Time and history involve travel, don't they, which is why the past often seems like another country you've either left behind or are somehow trying to get back to.

 
 
The Hudson River, Chelsea, summer 1978.
 
Great Uncle Fred traveled a lot for his job in the furniture business.  From Grand Rapids to Chicago, Pittsburgh, Philadelphia, New York.  A bachelor until late in life, he would occasionally take my mother and her sister, my aunt Frances, with him on these trips.  "Christopher Street," my mother said, reminded by a news report Frances was watching in the background on TV, about some kind of festival, some parade going on in New York where I was living at the time.  "That's where we caught the boat."  She was calling to find out when I planned on coming to visit that summer.
 
I was probably very high at the time.  I'm pretty certain I was.  "She beat me here," I said to M as we joined the Gay Pride throng, as though I'd been in a competition and didn't even know it.  Incredulous.  "My mother beat me to Christopher Street."
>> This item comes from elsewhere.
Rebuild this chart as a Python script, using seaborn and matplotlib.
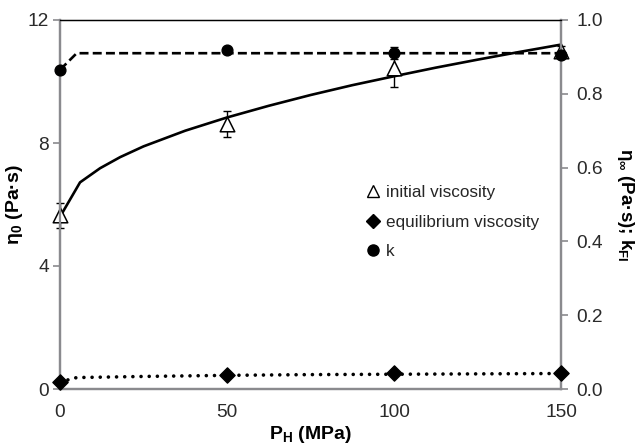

If, however, W. G. Sebald is right, and all time is happening simultaneously, then somewhere in this picture, or nearby, getting out of a cab perhaps, there are two little girls being chaperoned by a handsome young man from Grand Rapids.  He's in the furniture business.  And at the same time there is also a child on the shoulders of a man in torn jeans and a t-shirt, the child holding on to the man's baseball cap and singing a disco song.  "Push push in the bush," she sings, "Life is but a Dream."



And also, across the street and sitting right on the edge of the sidewalk where we would walk at night and take our lives in our hands and buy drugs and meet hookers meeting the truckers coming from the Holland Tunnel, right there reflecting us there are waves of glass.  The waves look frosted but really it's an illusion made by all these white dots in the glass.  



There are art galleries and new construction where there used to be old warehouses and trucks and young men loitering. 



We are still loitering.  We are still looking around, traveling back and forth in time.  We are still those young men that summer in 1978.  It is all happening in the same moment.  That is how time and memory and history and travel work.



"We have lived," as my mother used to say after any adventure, or simply at the end of a long day raising five kids, including us in her assessment.  "We have lived to Tell the Tale."